Here are our content priorities:
One strong Zandland original film per month.
Not scattered output. Not volume for volume’s sake. One piece of work we genuinely believe in, released consistently.
A new Zandland podcast (launching soon).
A space for slower, deeper conversations with people living inside the worlds we cover — less hot takes, more thinking.
Zandland explainers.
Our way of interpreting the world through explainers from our films, podcasts, and reels on social media.
A clearer relationship with our audience.
If you watch, listen, or read our work, it should be obvious how you can be part of it — through subscribing to the newsletter, engaging with our content, and membership.
Premium projects that tie into the whole.
Projects that feed our aim of being a lens for an audience of young, curious, and passionate people who want to understand the world, investigate it, and be entertained.
This isn’t about being bigger. It’s actually the opposite — it’s about being clearer.
How we’re working differently
We’re now saying no more often so that our yeses mean something.
We’re also being more intentional internally about culture, encouraging honest disagreement, clearer decision-making, and shared responsibility for outcomes. That can be uncomfortable, but it produces better work.

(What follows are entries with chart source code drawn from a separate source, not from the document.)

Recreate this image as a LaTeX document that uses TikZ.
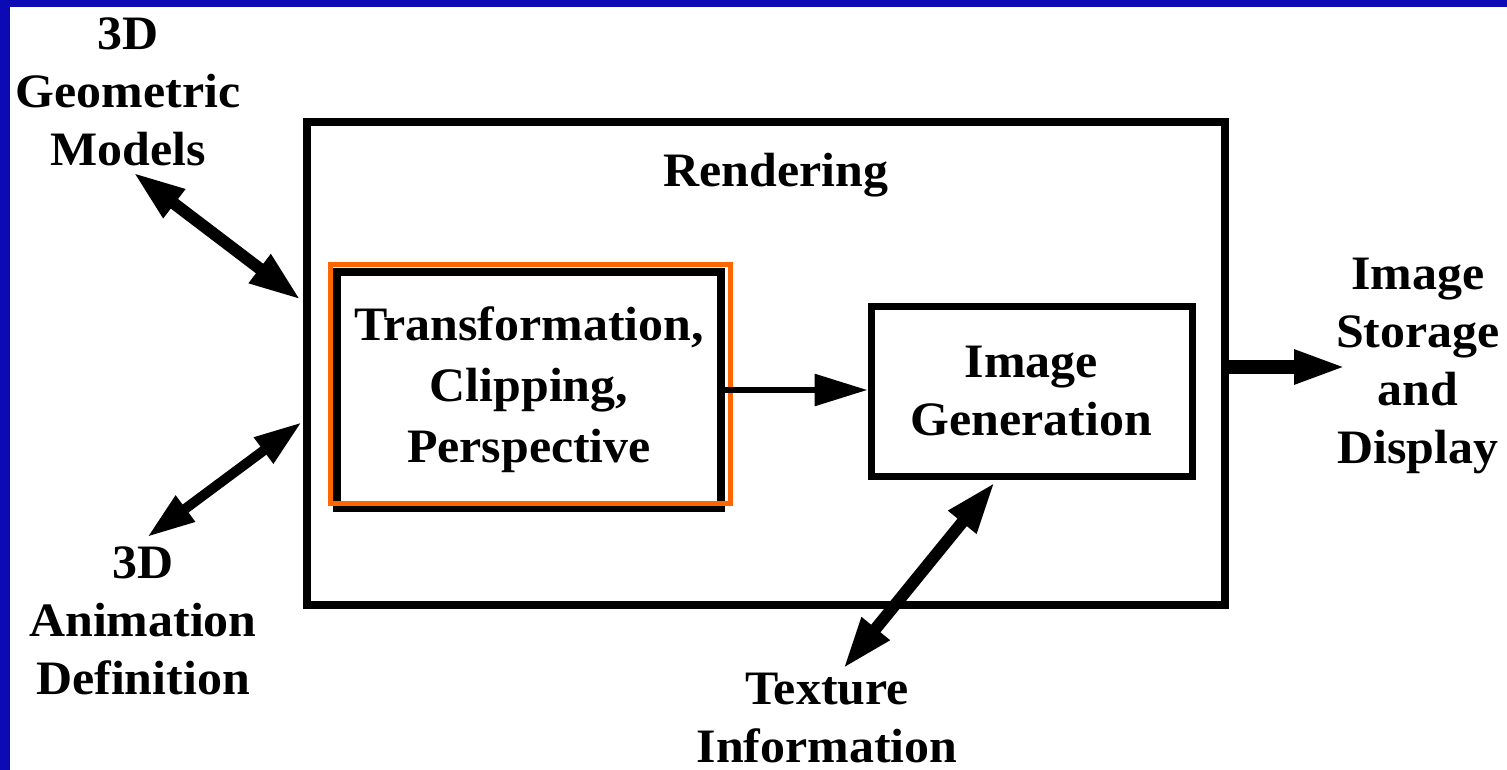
\documentclass[tikz,border=0pt]{standalone}
\usepackage{fontspec}
\setmainfont{Liberation Serif}[FakeStretch=1.04]
\usetikzlibrary{arrows.meta}
\definecolor{slideblue}{RGB}{12,10,180}
\definecolor{hlorange}{RGB}{255,102,0}
\begin{document}
\begin{tikzpicture}[x=1pt,y=-1pt,
  lbl/.style={inner sep=0pt, align=center, font=\fontsize{48}{58}\selectfont\bfseries},
  blk/.style={draw=black, line width=8pt, inner sep=0pt, align=center, font=\fontsize{48}{58}\selectfont\bfseries},
  dbl/.style={line width=12pt, {Triangle[length=52pt,width=33pt]}-{Triangle[length=52pt,width=33pt]}},
  sgl/.style={line width=#1, -{Triangle[length=53pt,width=31pt]}}
]
\useasboundingbox (0,0) rectangle (1507,770);
\fill[white] (0,0) rectangle (1507,770);
\fill[slideblue] (0,0) rectangle (1507,7);
\fill[slideblue] (0,0) rectangle (10,770);

% outer rendering box
\node[draw=black, line width=8pt, inner sep=0pt, minimum width=918pt, minimum height=483pt] (outer) at (766,363.5) {};
\node[lbl] (rend) at (776,175.5) {Rendering};

% inner boxes
\node[blk, minimum width=384pt, minimum height=236pt, font=\fontsize{48}{61}\selectfont\bfseries] (tcp) at (529,390) {Transformation,\\Clipping,\\Perspective};
\node[draw=hlorange, line width=5pt, inner sep=0pt, minimum width=400pt, minimum height=239pt] (hl) at (530,383.5) {};
\node[blk, line width=7pt, minimum width=321pt, minimum height=170pt] (gen) at (1031.5,391) {Image\\Generation};

% outside labels
\node[lbl] (geo) at (128,92) {3D\\Geometric\\Models};
\node[lbl] (anim) at (143,620.5) {3D\\Animation\\Definition};
\node[lbl] (store) at (1418,365.5) {Image\\Storage\\and\\Display};
\node[lbl] (tex) at (827,718) {Texture\\Information};

% connectors
\draw[dbl] ([shift={(5,6)}]geo.south) -- ([shift={(-2,-63.5)}]outer.west);
\draw[dbl, line width=10pt, {Triangle[length=48pt,width=30pt]}-{Triangle[length=48pt,width=30pt]}] ([shift={(4,-9)}]anim.north) -- ([shift={(-1,58.5)}]outer.west);
\draw[dbl] ([shift={(16,-4)}]tex.north) -- ([shift={(-36.5,2.5)}]gen.south);
\draw[sgl=6pt] (tcp.east) -- (tcp.east -| gen.west);
\draw[sgl=14pt] ([shift={(0,3.5)}]outer.east) -- ([shift={(11,1.5)}]store.west);
\end{tikzpicture}
\end{document}
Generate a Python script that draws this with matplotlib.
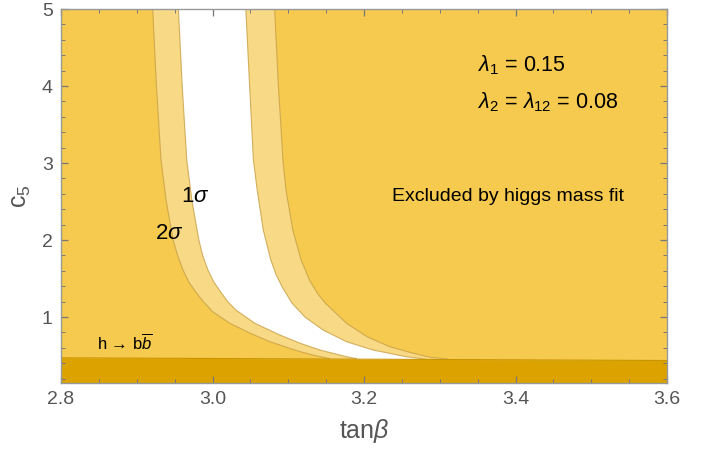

If you follow Zandland in 2026, you’ll see:
a clearer, more recognisable Zandland voice,
longer, deeper conversations through the podcast,
more direct engagement with our audience,
bigger, bolder collaborations with streamers and brands — on projects that feel distinctly ours.
I don’t have everything figured out. But I do feel clearer about the direction — and that’s the point of this year.
Why this matters
The world is full of content and misinformation. There is a desperate need for work that is both meaningful, true and commercially viable.
If we get this right, we get to keep making ambitious documentaries that don’t normally get made — on our own terms, as an independent company, for the long term.
That is the mission for 2026.
Thanks for being here, for paying attention, and for holding us to a high standard.